Translation as transhumance

Being wordy people, translators often turn their hand to writing their own work. From David Bellos to Edith Grossman, many of the big names in the field have set down their thoughts about their craft in articles, essays and full-length books.

Blending their experiences with broader theoretical reflections about what it takes to transport meaning from one language to another, these works are often enjoyable and illuminating. Nevertheless, they can feel daunting to readers not directly engaged in working with words. Consisting largely, as they often do, of the writer’s efforts to find the terms to express the mechanisms of their art – to translate the concept of translation – these meta-narratives sometimes feel a little inward-looking, as though they can only be grasped fully by fellow practitioners.

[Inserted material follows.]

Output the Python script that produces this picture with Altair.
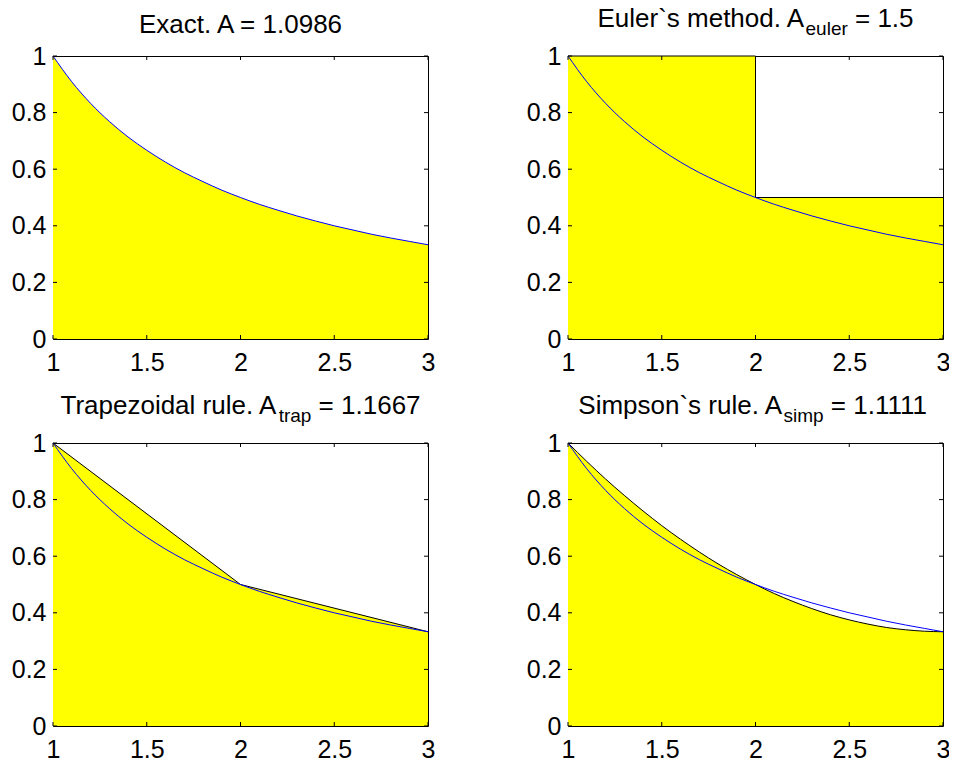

As a result, when award-winning translator Ros Schwartz contacted me about her translation of French translator Mireille Gansel’s book Traduire comme transhumer (which hits the British bookshop shelves as Translation as Transhumance on November 1), I hesitated. A translation of a book about translation? Where would it all end?

The publicity material that accompanied the book wasn’t calculated to dispel my reservations. According to its opening sentence, the work I held in my hand was ‘half-memoir, half-philosophical treatise musing on translation’s potential for humanist engagement’. My thoughts strayed to the translation of the Boris Akunin mystery I had just downloaded to my Kindle in advance of the Russian superstar coming to the Folkestone Book Festival next month – surely it would be more fun to put this worthy volume aside and crack on with a highfalutin tale of murder in nineteenth-century Moscow?

Luckily, Translation as Transhumance proved to be nothing like the dry, self-referential treatise I feared. Instead, what I discovered when I turned to the first page was an urgent, human work, blending together lived experience with insights so precise that they would make booklovers of all stripes gasp.

The writing is often exquisite. Presenting her memories and the reflections they inspire in a series of brief chapters, many of which run to no more than a page, Gansel (through Schwartz’s lens) has the knack of pulling us into a scene with a handful of words. We are there with her, beside her father’s armchair, on the night she first discovers the magic of unspooling the meaning in the letters that used to arrive from relatives in Budapest; we stand in the spartan rooms of her elderly relations dispersed across Europe by the cruel events of the twentieth century; and we discover the life-saving power of the work of Brecht as she relates her youthful encounter with it.

The immediacy of these descriptions means that we not only understand Gansel’s argument that human experience is encoded into words; we feel it too. Her portrayal of the way history has devastated and rebuilt the German spoken by many of Europe’s displaced people is as moving as it is beautiful:

‘This is the German that has been punctuated by exiles and passed down through generations, from country to country, like a violin whose vibratos have retained the accents and intonations, the words and the expressions, of adopted countries and ways of speaking.’

Language, we learn, bears the marks and scars of those who have used it before us. Even innocuous-seeming words can, with a little probing, be made to bleed.

Using this passionate engagement with the inner significance of words as a starting point, and tying it to detailed examples from her career, Gansel presents interpretations of translation at the end of many of her chapters. Several familiar tropes appear – bridging and smuggling both feature. But Gansel quickly leaves these behind, encountering and moving past image after image in an effort to elucidate what she does with words. Translation is an attempt to reach the language of the soul. It is an effort to communicate a work’s humanity. It is a ‘seismograph at the heart of time’. It is, as the title suggests, akin to the seasonal movement of flocks from pasture to pasture in search of nourishment.

Each of these formulations is illuminating and yet none of them entirely encapsulates the writer’s meaning. In many ways, that is Gansel’s point: language shifts constantly as words accrue associations that gradually bury others, such that a phrase written now will read very differently to someone encountering it in fifty years’ time.

As such, true translation must be a living, ongoing process; a constant effort to find the mot if not exactly juste then at least acceptable. It is for this reason that we need retranslations of classic works. And, yes, it is for this reason that there will always be room for new publications of translators’ reflections on their craft. If only they could all be as powerful as this.

Translation as Transhumance (Traduire comme transhumer) by Mireille Gansel, translated from the French by Ros Schwartz (Les Fugitives, 2017)

7 responses

  1. Thank you for taking the time to read this, Ann. I’m so glad the book resonated with you as a non-translator and that you found it a rewarding read.

  2. Thanks for presenting this book. As a translator myself, and an expat, I have some strong experience in this domain, it would be enlightening to see how another person dealt with it.

  3. That’s what made me fall in love with this book and want to translate it, the interweaving of the personal, the political and the professional. There is an integrity to the way Gansel has lived her life.

  4. Great post about writing/translation. I speak and write two languages, but translating always seems difficult given all the nuances and multiple meanings. Tip of the hat to translators turned writers.